SET TASK:
Exactly reproduce the lines from the top of the entries below through the line containing "(0,\gy) -- (1448,\gy);", with both ends included.

Records with drawing code:
════════

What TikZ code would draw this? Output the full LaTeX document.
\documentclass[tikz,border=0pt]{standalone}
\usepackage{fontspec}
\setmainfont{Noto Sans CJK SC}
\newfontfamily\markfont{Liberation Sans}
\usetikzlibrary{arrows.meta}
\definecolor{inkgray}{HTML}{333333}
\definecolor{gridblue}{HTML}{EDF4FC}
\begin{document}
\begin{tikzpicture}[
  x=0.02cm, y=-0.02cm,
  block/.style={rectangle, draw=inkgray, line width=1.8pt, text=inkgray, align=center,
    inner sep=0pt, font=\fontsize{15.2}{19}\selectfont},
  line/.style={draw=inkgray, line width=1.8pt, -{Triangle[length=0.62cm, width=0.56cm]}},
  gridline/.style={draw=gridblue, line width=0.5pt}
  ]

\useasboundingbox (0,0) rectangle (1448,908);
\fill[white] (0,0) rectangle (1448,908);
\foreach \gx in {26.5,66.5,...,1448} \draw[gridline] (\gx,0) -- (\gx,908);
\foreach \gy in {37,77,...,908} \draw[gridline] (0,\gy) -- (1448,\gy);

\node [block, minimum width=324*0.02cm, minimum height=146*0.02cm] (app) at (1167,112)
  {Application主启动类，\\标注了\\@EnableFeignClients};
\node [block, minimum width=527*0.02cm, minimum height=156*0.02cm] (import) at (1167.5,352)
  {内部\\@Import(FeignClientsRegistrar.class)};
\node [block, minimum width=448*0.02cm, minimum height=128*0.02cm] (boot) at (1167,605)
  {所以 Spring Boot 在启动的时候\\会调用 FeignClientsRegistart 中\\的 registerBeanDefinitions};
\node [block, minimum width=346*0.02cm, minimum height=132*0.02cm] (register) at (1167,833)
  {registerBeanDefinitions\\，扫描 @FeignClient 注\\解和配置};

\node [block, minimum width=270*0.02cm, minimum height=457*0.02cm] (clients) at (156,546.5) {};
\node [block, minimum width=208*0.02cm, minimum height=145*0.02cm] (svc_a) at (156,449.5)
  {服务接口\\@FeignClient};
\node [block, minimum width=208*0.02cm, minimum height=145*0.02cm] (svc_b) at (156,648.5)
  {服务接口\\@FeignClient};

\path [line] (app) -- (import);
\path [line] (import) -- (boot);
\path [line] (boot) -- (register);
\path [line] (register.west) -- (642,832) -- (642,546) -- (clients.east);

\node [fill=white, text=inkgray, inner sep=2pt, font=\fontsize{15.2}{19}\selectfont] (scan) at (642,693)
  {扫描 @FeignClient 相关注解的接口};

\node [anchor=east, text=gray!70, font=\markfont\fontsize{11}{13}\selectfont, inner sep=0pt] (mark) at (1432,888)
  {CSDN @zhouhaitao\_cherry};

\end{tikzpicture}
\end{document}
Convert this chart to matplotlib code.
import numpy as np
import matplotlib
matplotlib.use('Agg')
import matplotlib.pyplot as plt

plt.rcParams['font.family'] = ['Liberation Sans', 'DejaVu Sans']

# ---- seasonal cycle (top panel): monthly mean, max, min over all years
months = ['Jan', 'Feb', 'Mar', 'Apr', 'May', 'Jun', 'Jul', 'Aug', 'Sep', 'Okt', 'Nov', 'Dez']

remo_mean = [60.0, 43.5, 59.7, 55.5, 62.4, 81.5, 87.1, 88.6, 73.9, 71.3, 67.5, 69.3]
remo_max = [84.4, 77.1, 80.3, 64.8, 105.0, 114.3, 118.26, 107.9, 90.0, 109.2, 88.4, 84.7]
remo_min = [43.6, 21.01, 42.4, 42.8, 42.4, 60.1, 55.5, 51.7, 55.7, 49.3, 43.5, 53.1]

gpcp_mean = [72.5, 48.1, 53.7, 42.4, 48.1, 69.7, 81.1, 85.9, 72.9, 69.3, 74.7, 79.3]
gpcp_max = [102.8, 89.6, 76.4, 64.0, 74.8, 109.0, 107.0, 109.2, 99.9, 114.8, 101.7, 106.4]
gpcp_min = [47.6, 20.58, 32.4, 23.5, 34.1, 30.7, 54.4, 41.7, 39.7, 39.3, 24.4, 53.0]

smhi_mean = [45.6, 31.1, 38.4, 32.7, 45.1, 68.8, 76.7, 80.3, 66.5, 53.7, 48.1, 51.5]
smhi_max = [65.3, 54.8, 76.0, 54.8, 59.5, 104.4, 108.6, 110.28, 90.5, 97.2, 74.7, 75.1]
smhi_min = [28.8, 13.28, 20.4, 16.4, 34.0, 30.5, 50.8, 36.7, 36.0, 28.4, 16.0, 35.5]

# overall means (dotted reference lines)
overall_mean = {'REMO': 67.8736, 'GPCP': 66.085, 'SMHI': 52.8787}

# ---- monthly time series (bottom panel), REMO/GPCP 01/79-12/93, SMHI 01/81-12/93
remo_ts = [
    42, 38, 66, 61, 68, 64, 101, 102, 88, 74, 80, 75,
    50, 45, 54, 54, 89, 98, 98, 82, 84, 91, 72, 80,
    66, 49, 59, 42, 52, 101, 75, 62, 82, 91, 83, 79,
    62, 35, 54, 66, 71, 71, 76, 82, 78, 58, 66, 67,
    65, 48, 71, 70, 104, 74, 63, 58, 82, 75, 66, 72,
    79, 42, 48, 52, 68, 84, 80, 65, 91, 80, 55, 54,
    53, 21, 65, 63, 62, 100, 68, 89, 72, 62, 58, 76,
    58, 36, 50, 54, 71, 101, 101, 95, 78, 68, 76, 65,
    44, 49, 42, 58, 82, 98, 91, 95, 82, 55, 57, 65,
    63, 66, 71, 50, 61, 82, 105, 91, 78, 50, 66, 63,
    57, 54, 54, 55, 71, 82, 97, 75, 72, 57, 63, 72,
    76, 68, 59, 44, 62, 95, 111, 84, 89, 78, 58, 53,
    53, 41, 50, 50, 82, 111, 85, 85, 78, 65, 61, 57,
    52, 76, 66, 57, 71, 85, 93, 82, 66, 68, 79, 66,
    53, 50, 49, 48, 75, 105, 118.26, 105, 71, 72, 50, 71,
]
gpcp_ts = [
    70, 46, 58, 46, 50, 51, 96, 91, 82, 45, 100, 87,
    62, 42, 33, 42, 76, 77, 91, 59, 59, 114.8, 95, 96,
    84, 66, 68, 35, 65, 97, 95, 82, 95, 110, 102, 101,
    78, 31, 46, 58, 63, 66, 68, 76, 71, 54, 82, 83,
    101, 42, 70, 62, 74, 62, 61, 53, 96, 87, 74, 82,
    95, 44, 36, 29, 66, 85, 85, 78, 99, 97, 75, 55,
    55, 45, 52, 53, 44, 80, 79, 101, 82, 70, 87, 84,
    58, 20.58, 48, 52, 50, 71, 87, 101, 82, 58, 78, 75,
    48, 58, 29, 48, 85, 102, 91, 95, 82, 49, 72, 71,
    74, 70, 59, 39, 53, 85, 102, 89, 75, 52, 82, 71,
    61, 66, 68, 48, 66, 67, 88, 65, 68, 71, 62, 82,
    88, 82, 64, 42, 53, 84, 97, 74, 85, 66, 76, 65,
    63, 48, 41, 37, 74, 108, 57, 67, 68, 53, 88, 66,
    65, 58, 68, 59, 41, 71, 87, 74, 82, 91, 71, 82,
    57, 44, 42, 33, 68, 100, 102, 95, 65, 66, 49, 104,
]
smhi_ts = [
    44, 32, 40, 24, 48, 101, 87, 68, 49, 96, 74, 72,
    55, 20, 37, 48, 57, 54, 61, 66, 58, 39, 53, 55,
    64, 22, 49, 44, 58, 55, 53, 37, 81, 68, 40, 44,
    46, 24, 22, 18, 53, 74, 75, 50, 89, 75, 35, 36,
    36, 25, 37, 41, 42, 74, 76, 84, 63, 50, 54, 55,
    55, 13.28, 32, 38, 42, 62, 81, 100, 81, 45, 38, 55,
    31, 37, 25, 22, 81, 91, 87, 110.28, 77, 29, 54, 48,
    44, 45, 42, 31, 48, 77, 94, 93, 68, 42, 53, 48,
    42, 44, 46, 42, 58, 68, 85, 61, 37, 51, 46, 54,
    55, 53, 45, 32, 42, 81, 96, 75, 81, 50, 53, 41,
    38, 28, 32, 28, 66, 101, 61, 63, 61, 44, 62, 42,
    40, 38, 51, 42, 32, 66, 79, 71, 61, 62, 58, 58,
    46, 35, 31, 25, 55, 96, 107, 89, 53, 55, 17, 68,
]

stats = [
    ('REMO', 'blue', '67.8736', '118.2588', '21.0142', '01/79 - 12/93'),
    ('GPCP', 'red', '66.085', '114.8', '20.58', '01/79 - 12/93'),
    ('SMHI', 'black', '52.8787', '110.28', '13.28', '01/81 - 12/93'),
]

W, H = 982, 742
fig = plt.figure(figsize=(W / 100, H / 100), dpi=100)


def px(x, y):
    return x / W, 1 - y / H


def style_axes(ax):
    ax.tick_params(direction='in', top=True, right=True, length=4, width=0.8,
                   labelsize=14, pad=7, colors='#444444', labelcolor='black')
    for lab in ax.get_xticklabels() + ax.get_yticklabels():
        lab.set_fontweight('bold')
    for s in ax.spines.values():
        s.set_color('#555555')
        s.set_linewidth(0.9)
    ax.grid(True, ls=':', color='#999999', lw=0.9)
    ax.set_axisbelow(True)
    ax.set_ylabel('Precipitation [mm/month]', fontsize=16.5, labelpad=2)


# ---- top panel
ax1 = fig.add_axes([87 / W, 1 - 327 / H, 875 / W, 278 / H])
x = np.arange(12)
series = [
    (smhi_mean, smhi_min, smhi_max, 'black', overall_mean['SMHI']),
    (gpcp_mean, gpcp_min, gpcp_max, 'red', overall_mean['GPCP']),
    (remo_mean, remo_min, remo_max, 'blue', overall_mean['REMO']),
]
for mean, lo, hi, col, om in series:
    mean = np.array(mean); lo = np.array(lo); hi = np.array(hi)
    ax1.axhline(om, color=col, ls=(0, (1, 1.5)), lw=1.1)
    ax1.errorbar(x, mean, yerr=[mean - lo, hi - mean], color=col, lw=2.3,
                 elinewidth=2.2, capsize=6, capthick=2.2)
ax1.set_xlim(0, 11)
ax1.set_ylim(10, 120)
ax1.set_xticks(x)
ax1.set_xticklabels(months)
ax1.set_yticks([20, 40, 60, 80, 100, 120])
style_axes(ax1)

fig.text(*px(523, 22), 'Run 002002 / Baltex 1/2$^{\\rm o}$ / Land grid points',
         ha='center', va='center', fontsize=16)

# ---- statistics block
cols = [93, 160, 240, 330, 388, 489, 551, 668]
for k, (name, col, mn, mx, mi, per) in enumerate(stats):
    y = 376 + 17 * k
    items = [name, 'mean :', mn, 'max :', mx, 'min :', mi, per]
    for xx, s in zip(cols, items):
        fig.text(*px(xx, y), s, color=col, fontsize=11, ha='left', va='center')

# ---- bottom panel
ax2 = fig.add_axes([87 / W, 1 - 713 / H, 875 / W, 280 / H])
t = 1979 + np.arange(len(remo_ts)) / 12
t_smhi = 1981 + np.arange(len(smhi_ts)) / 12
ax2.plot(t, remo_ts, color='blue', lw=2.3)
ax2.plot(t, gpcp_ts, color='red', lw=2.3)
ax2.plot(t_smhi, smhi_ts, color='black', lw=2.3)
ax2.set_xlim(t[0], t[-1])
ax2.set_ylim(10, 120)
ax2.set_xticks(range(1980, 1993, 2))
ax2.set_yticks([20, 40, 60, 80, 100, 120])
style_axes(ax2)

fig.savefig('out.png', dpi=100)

════════

EXERCISE RESULT:
What TikZ code would draw this? Output the full LaTeX document.
\documentclass[tikz,border=0pt]{standalone}
\usepackage{fontspec}
\setmainfont{Noto Sans CJK SC}
\newfontfamily\markfont{Liberation Sans}
\usetikzlibrary{arrows.meta}
\definecolor{inkgray}{HTML}{333333}
\definecolor{gridblue}{HTML}{EDF4FC}
\begin{document}
\begin{tikzpicture}[
  x=0.02cm, y=-0.02cm,
  block/.style={rectangle, draw=inkgray, line width=1.8pt, text=inkgray, align=center,
    inner sep=0pt, font=\fontsize{15.2}{19}\selectfont},
  line/.style={draw=inkgray, line width=1.8pt, -{Triangle[length=0.62cm, width=0.56cm]}},
  gridline/.style={draw=gridblue, line width=0.5pt}
  ]

\useasboundingbox (0,0) rectangle (1448,908);
\fill[white] (0,0) rectangle (1448,908);
\foreach \gx in {26.5,66.5,...,1448} \draw[gridline] (\gx,0) -- (\gx,908);
\foreach \gy in {37,77,...,908} \draw[gridline] (0,\gy) -- (1448,\gy);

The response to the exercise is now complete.